──────── Material provided ────────
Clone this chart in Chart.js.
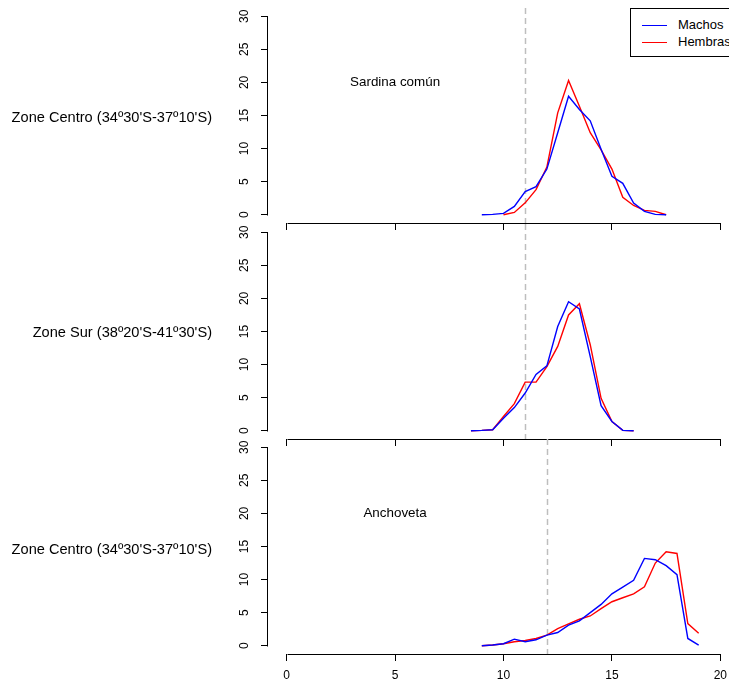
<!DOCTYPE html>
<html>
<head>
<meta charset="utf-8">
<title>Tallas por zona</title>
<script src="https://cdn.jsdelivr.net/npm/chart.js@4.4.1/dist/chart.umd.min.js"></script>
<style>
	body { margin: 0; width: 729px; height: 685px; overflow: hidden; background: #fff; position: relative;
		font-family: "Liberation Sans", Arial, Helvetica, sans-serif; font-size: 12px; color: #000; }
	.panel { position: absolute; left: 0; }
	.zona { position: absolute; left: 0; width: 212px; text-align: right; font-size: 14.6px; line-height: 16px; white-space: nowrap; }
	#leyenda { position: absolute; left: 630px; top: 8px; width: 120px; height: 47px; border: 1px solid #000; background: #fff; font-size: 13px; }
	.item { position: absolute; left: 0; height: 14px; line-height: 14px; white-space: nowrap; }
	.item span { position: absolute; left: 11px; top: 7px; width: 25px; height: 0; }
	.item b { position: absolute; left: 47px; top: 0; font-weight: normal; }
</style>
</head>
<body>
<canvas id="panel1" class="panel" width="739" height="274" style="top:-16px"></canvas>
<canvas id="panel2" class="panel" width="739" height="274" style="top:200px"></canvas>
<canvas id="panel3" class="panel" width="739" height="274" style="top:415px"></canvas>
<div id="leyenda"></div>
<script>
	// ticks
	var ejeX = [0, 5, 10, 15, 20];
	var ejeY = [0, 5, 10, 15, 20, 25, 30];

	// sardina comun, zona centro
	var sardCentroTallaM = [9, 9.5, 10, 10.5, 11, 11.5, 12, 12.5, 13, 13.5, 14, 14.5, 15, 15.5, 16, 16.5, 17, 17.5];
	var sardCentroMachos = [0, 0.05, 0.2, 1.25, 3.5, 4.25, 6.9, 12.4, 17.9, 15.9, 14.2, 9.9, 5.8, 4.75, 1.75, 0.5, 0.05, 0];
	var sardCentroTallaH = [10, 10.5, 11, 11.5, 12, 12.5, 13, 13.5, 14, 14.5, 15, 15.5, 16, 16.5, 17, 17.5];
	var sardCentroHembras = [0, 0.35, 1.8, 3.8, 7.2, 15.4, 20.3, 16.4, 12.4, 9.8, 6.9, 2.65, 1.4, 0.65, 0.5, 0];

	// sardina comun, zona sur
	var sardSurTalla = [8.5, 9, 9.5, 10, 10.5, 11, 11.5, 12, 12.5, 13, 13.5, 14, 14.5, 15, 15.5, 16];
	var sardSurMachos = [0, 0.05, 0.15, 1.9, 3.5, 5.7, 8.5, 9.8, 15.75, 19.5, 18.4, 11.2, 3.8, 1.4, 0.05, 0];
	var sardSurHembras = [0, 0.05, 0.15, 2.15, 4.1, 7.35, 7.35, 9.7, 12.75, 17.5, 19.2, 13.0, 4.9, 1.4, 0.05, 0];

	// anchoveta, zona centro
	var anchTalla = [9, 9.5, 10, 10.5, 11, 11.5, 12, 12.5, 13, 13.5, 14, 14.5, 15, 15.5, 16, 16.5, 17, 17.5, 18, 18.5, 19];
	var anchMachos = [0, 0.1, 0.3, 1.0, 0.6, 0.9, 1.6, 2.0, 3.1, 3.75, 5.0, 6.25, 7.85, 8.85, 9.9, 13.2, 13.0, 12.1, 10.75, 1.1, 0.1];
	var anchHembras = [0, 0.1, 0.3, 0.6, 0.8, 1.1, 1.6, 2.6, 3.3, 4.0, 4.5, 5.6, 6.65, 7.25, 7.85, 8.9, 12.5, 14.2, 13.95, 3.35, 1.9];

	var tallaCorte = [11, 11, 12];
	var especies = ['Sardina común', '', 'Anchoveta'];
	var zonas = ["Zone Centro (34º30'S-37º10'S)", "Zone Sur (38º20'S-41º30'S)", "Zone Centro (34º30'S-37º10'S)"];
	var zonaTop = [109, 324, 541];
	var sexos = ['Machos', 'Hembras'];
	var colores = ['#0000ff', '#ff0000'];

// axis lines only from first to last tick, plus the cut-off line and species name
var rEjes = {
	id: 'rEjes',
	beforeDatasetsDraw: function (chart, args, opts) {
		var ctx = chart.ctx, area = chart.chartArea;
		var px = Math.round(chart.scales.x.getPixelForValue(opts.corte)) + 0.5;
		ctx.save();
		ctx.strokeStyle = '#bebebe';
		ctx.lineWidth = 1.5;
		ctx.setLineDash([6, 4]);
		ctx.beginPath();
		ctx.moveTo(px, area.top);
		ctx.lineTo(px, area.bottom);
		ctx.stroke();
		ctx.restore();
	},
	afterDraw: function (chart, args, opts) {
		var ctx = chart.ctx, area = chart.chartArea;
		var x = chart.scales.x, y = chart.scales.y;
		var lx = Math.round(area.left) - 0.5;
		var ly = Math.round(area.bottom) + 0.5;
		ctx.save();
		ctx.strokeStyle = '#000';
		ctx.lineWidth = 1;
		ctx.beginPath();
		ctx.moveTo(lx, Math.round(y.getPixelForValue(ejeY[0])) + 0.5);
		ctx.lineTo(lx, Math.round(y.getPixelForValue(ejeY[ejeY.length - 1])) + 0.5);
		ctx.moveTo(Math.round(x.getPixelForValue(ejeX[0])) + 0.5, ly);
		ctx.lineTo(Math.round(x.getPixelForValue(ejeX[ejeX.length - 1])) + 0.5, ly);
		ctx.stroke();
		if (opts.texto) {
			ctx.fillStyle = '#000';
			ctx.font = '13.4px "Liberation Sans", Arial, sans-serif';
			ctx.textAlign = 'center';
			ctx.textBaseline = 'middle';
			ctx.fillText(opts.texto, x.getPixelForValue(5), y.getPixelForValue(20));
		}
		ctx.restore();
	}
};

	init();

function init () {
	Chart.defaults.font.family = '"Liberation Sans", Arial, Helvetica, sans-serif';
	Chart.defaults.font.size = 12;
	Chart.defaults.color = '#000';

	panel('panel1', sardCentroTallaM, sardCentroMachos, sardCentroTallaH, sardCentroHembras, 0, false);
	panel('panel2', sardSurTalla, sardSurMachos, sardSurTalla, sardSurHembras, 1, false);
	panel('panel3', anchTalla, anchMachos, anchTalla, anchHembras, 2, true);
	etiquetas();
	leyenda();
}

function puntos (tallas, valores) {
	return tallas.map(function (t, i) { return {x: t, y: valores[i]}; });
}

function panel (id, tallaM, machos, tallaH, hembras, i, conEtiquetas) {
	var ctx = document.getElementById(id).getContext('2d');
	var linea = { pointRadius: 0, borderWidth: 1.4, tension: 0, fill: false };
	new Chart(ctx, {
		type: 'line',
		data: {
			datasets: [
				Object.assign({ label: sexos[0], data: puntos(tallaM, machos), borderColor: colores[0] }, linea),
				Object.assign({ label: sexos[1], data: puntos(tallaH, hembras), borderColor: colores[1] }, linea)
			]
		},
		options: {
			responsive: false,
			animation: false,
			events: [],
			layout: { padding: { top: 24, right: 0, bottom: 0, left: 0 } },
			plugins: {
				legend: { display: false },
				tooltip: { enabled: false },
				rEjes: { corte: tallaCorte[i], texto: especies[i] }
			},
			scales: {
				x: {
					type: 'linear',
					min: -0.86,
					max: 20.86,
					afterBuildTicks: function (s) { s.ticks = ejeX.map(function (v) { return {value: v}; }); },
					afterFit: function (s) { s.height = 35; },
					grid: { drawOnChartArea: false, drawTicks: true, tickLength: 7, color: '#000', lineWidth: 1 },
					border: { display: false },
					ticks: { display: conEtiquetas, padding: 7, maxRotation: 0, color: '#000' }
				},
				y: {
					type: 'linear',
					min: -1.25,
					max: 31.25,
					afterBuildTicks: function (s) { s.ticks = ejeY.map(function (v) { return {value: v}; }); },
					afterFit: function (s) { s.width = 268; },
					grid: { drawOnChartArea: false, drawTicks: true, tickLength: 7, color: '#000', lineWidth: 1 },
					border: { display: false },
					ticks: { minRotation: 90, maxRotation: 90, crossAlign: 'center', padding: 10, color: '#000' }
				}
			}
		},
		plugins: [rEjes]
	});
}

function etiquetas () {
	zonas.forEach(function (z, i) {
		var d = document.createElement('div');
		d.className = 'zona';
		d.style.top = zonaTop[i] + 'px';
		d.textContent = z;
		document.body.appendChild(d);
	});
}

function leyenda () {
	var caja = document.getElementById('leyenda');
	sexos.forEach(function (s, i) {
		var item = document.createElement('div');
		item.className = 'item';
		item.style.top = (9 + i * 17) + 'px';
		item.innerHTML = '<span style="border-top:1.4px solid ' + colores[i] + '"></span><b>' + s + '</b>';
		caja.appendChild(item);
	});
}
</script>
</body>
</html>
────────
- Directive: Exactly as written, please give again the lines from the beginning of the listing through the line containing "var ejeY = [0, 5, 10, 15, 20, 25, 30];", inclusive, without any pictures.

- Exercise output:
Clone this chart in Chart.js.
<!DOCTYPE html>
<html>
<head>
<meta charset="utf-8">
<title>Tallas por zona</title>
<script src="https://cdn.jsdelivr.net/npm/chart.js@4.4.1/dist/chart.umd.min.js"></script>
<style>
	body { margin: 0; width: 729px; height: 685px; overflow: hidden; background: #fff; position: relative;
		font-family: "Liberation Sans", Arial, Helvetica, sans-serif; font-size: 12px; color: #000; }
	.panel { position: absolute; left: 0; }
	.zona { position: absolute; left: 0; width: 212px; text-align: right; font-size: 14.6px; line-height: 16px; white-space: nowrap; }
	#leyenda { position: absolute; left: 630px; top: 8px; width: 120px; height: 47px; border: 1px solid #000; background: #fff; font-size: 13px; }
	.item { position: absolute; left: 0; height: 14px; line-height: 14px; white-space: nowrap; }
	.item span { position: absolute; left: 11px; top: 7px; width: 25px; height: 0; }
	.item b { position: absolute; left: 47px; top: 0; font-weight: normal; }
</style>
</head>
<body>
<canvas id="panel1" class="panel" width="739" height="274" style="top:-16px"></canvas>
<canvas id="panel2" class="panel" width="739" height="274" style="top:200px"></canvas>
<canvas id="panel3" class="panel" width="739" height="274" style="top:415px"></canvas>
<div id="leyenda"></div>
<script>
	// ticks
	var ejeX = [0, 5, 10, 15, 20];
	var ejeY = [0, 5, 10, 15, 20, 25, 30];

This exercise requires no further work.